Among the most interesting topics is who will preside over the business courts. Some expect announcements could come quickly while others expect Abbott to wait until next year, given the two-year terms for the judges begin on Sept. 1 of every even-numbered year. Nominations by the governor are subject to Senate approval.
The governor’s press office did not provide information about the timing of appointments.
Candidates for the business courts and the Fifteenth Court of Appeals may include former judges and justices who lost reelection as urban voters skewed Democratic in recent elections.
“They have the experience with these types of cases and there’s less of a learning curve than somebody that’s never sat on a bench before,” said Dunn.
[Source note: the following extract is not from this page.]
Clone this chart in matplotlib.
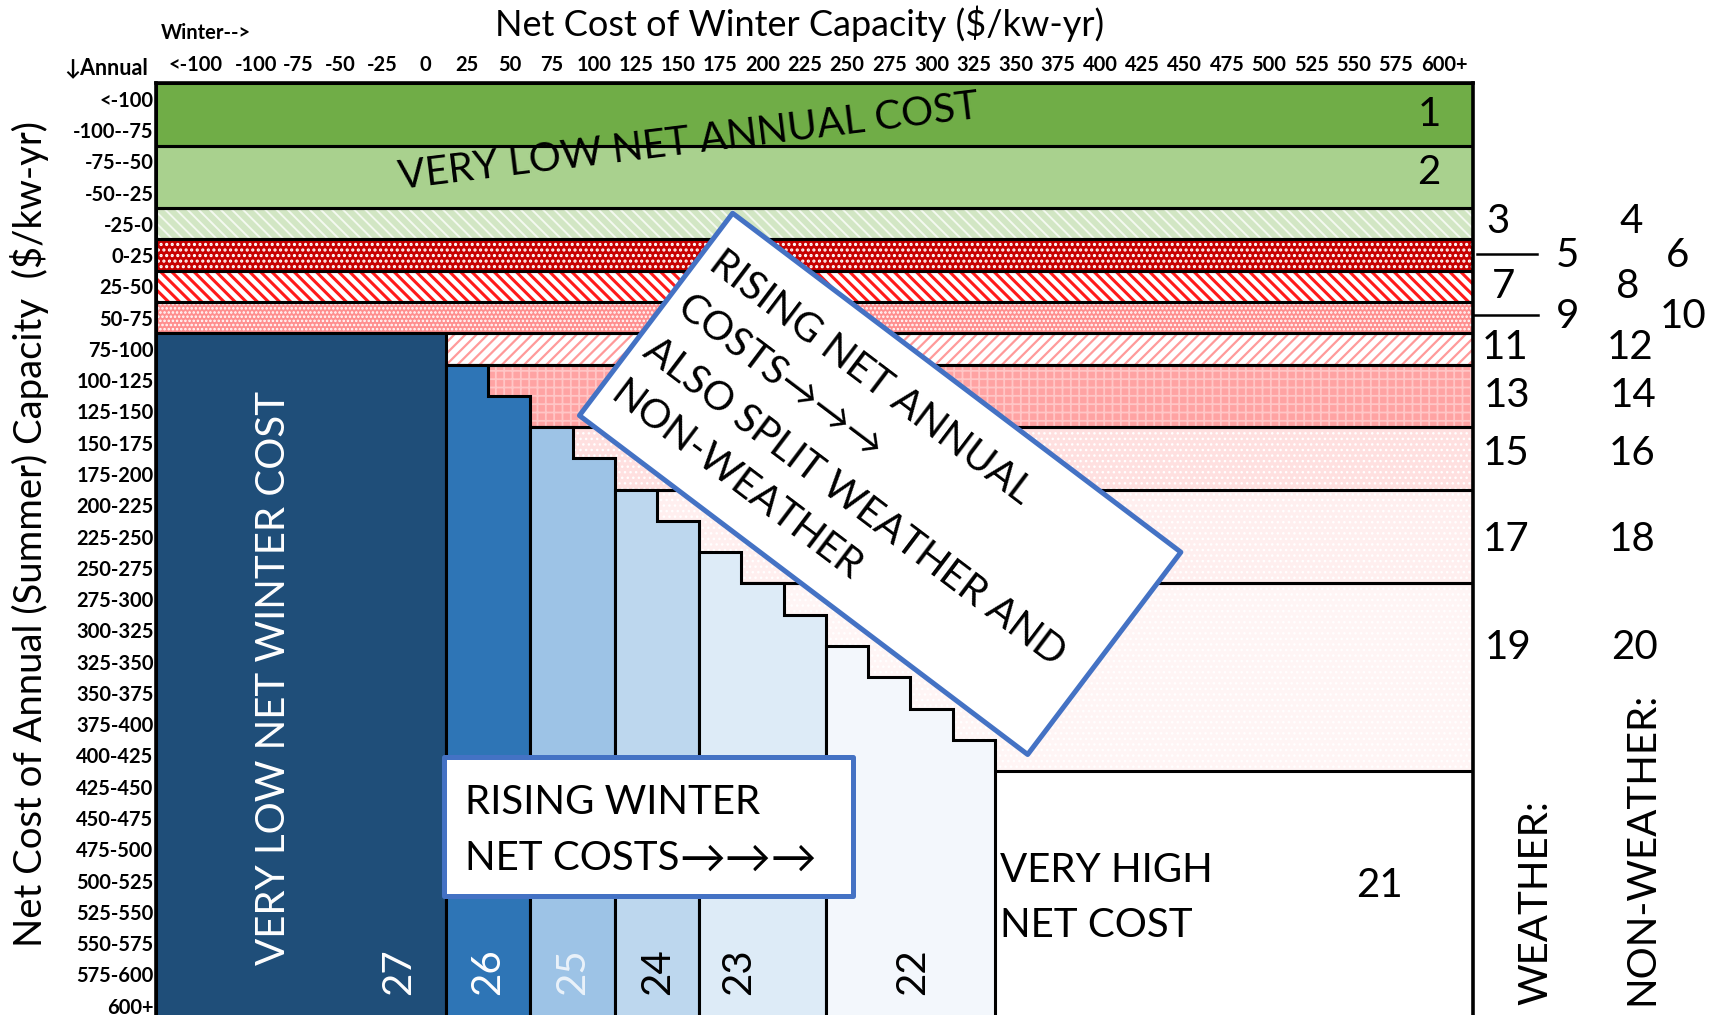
import matplotlib
matplotlib.use("Agg")
import matplotlib.pyplot as plt
from matplotlib.patches import Rectangle, Polygon
import numpy as np

# ---------------- data ----------------
col_labels = ["<-100", "-100", "-75", "-50", "-25", "0", "25", "50", "75", "100", "125",
              "150", "175", "200", "225", "250", "275", "300", "325", "350", "375", "400",
              "425", "450", "475", "500", "525", "550", "575", "600+"]
row_labels = ["<-100", "-100--75", "-75--50", "-50--25", "-25-0", "0-25", "25-50", "50-75",
              "75-100", "100-125", "125-150", "150-175", "175-200", "200-225", "225-250",
              "250-275", "275-300", "300-325", "325-350", "350-375", "375-400", "400-425",
              "425-450", "450-475", "475-500", "500-525", "525-550", "550-575", "575-600", "600+"]

# annual bands: (first row, last row exclusive)
band_rows = [(0, 2), (2, 4), (4, 5), (5, 6), (6, 7), (7, 8), (8, 9), (9, 11), (11, 13), (13, 16), (16, 22)]
band_face = ["#70AD47", "#A9D18E", "#D2E6C4", "#C80000", "#FFFFFF", "#FF8F8F", "#FFFFFF",
             "#FFA3A3", "#FFE0E0", "#FFEFEF", "#FFF5F5"]
band_hatch = [None, None, "\\\\\\", "...", "\\\\\\", "....", "///", "++", "...", "...", "..."]
band_hcol = [None, None, "#F4F9F0", "#FFFFFF", "#FF1A1A", "#FFFFFF", "#FF9A9A", "#FFC6C6",
             "#FFFFFF", "#FFFFFF", "#FFFFFF"]
band_hlw = [0, 0, 1.4, 1.5, 2.2, 1.2, 1.6, 1.3, 1.0, 1.0, 1.0]

# winter tiers: label, columns covered, top row of each column
tier_labels = [27, 26, 25, 24, 23, 22]
tier_cols = [[0, 1, 2, 3, 4, 5], [6, 7], [8, 9], [10, 11], [12, 13, 14], [15, 16, 17, 18]]
tier_tops = [[8, 8, 8, 8, 8, 8], [9, 10], [11, 12], [13, 14], [15, 16, 17], [18, 19, 20, 21]]
tier_face = ["#1F4E79", "#2E75B6", "#9DC3E6", "#BDD7EE", "#DDEBF7", "#F3F7FC"]
tier_text = ["white", "white", "#EAF2FA", "black", "black", "black"]
tier_num_x = [4.87, 6.99, 9.0, 11.02, 12.93, 17.06]

# right-side labels: (text, x, y)
side_labels = [("3", 30.92, 4.44), ("4", 34.08, 4.44), ("5", 32.56, 5.5), ("6", 35.19, 5.5),
               ("7", 31.05, 6.52), ("8", 33.99, 6.52), ("9", 32.58, 7.45), ("10", 35.31, 7.45),
               ("11", 31.09, 8.44), ("12", 34.05, 8.44), ("13", 31.14, 9.98), ("14", 34.12, 9.98),
               ("15", 31.12, 11.85), ("16", 34.10, 11.85), ("17", 31.12, 14.58), ("18", 34.10, 14.58),
               ("19", 31.16, 18.05), ("20", 34.17, 18.05)]

XMIN, XMAX = -0.865, 30.32
YMAX = 29.8

FONT = ["Lato", "DejaVu Sans"]
plt.rcParams["font.family"] = FONT

W, H = 1714, 1015
fig = plt.figure(figsize=(W / 100, H / 100), dpi=100)
ax = fig.add_axes([156.3 / W, 0, (1472.5 - 156.3) / W, (H - 83.1) / H])
ax.set_xlim(XMIN, XMAX)
ax.set_ylim(YMAX, 0)

EDGE_LW = 2.2

def hatched_rect(x0, y0, w, h, face, hatch, hcol, hlw, z):
    ax.add_patch(Rectangle((x0, y0), w, h, facecolor=face, edgecolor="none", lw=0, zorder=z))
    if hatch:
        with plt.rc_context({"hatch.linewidth": hlw}):
            p = Rectangle((x0, y0), w, h, facecolor="none", edgecolor=hcol, lw=0,
                          hatch=hatch, zorder=z + 0.1)
            if hasattr(p, "set_hatch_linewidth"):
                p.set_hatch_linewidth(hlw)
        ax.add_patch(p)
    ax.add_patch(Rectangle((x0, y0), w, h, facecolor="none", edgecolor="black",
                           lw=EDGE_LW, zorder=z + 0.2))

for (r0, r1), fc, ht, hc, hl in zip(band_rows, band_face, band_hatch, band_hcol, band_hlw):
    hatched_rect(XMIN, r0, XMAX - XMIN, r1 - r0, fc, ht, hc, hl, 2)

# winter tiers (staircase)
for lab, cols, tops, fc, tc, nx in zip(tier_labels, tier_cols, tier_tops, tier_face, tier_text, tier_num_x):
    bottom = YMAX + 1
    x_start = XMIN if cols[0] == 0 else cols[0]
    verts = [(x_start, bottom)]
    for k, (c, t) in enumerate(zip(cols, tops)):
        xl = x_start if k == 0 else c
        verts.append((xl, t))
        verts.append((c + 1, t))
    verts.append((cols[-1] + 1, bottom))
    ax.add_patch(Polygon(verts, closed=True, facecolor=fc, edgecolor="black",
                         lw=EDGE_LW, zorder=4, joinstyle="miter"))
    ax.text(nx, 28.4, str(lab), rotation=90, ha="center", va="center",
            fontsize=29, color=tc, zorder=5)

# axes styling
for s in ["left", "top", "right"]:
    ax.spines[s].set_linewidth(2.6)
    ax.spines[s].set_zorder(10)
ax.spines["bottom"].set_visible(False)
ax.xaxis.tick_top()
edges = [XMIN] + list(range(1, len(col_labels))) + [XMAX]
xt = [(edges[j] + edges[j + 1]) / 2 for j in range(len(col_labels))]
ax.set_xticks(xt)
ax.set_xticklabels(col_labels, fontsize=14.5, fontweight="bold")
ax.set_yticks([i + 0.5 for i in range(len(row_labels))])
ax.set_yticklabels(row_labels, fontsize=14.5, fontweight="bold")
ax.tick_params(axis="x", length=0, pad=5.5)
ax.tick_params(axis="y", length=0, pad=2)

# titles
fig.text(800 / W, 1 - 24 / H, "Net Cost of Winter Capacity ($/kw-yr)", ha="center", va="center", fontsize=26)
fig.text(30 / W, 1 - 534 / H, "Net Cost of Annual (Summer) Capacity  ($/kw-yr)", rotation=90,
         ha="center", va="center", fontsize=27.5)
fig.text(161 / W, 1 - 33 / H, "Winter-->", ha="left", va="center", fontsize=14.5, fontweight="bold")
fig.text(148 / W, 1 - 68 / H, "↓Annual", ha="right", va="center", fontsize=15.5, fontweight="bold")

# texts inside plot
ax.text(11.75, 1.89, "VERY LOW NET ANNUAL COST", rotation=7, ha="center", va="center",
        fontsize=29, zorder=6)
ax.text(29.29, 1.01, "1", ha="center", va="center", fontsize=29, zorder=6)
ax.text(29.29, 2.87, "2", ha="center", va="center", fontsize=29, zorder=6)
ax.text(1.90, 19.03, "VERY LOW NET WINTER COST", rotation=90, ha="center", va="center",
        fontsize=29, color="white", zorder=6)
ax.text(19.13, 26.05, "VERY HIGH\nNET COST", ha="left", va="center", fontsize=29,
        linespacing=1.6, zorder=6)
ax.text(28.11, 25.65, "21", ha="center", va="center", fontsize=29, zorder=6)

# right side labels
for t, x, y in side_labels:
    ax.text(x, y, t, ha="center", va="center", fontsize=29, clip_on=False)
ax.plot([30.42, 31.85], [5.47, 5.47], color="black", lw=1.8, clip_on=False)
ax.plot([30.35, 31.87], [7.42, 7.42], color="black", lw=1.8, clip_on=False)
ax.text(31.81, 29.49, "WEATHER:", rotation=90, ha="center", va="bottom", fontsize=29, clip_on=False)
ax.text(34.34, 29.49, "NON-WEATHER:", rotation=90, ha="center", va="bottom", fontsize=29, clip_on=False)

# box: rising winter
ax.add_patch(Rectangle((5.95, 21.56), 9.70, 4.44, facecolor="white", edgecolor="#4472C4",
                       lw=3.6, zorder=8, joinstyle="round"))
ax.text(6.44, 23.0, "RISING WINTER", ha="left", va="center", fontsize=29, zorder=9, family=FONT)
t2 = ax.text(6.44, 24.8, "NET COSTS", ha="left", va="center", fontsize=29, zorder=9, family=FONT)
ax.annotate("→→→", xy=(1.0, 0.47), xycoords=t2, ha="left", va="center", fontsize=33,
            zorder=9, family=FONT)

# rotated box
corners = [(12.79, 4.16), (23.41, 15.0), (19.78, 21.47), (9.16, 10.63)]
ax.add_patch(Polygon(corners, closed=True, facecolor="white", edgecolor="#4472C4", lw=3.6,
                     zorder=8, joinstyle="round"))
ax.text(12.62, 5.15, "RISING NET ANNUAL\nCOSTS→→→\nALSO SPLIT WEATHER AND\nNON-WEATHER",
        rotation=-37.1, rotation_mode="anchor", ha="left", va="top", multialignment="left",
        fontsize=29, linespacing=1.59, zorder=9, family=FONT)

fig.savefig("out.png", dpi=100)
She said business lawyers might be the most knowledgeable about the type of transactional disputes likely to land in business court but may lack litigation experience.
“We recently did a presentation on this and were kidding around, saying could you imagine one of our M&A partners taking the bench and calling balls and strikes on your evidence and procedure,” said Dunn, a litigator.. “And while we love them and they’re highly competent at what they do, I don’t know if we’d want them in that position.”
Harper wonders if the ability to recruit judicial candidates might be chilled if a constitutional challenge delays the opening of the business court. Under that scenario, an appointee’s legal practice could be stalled for six to twelve months with the potential that the law could be struck down.
“People are talking about it, but there’s a whole bunch of wait-and-see, because you don’t really know exactly what’s going to happen,” he said.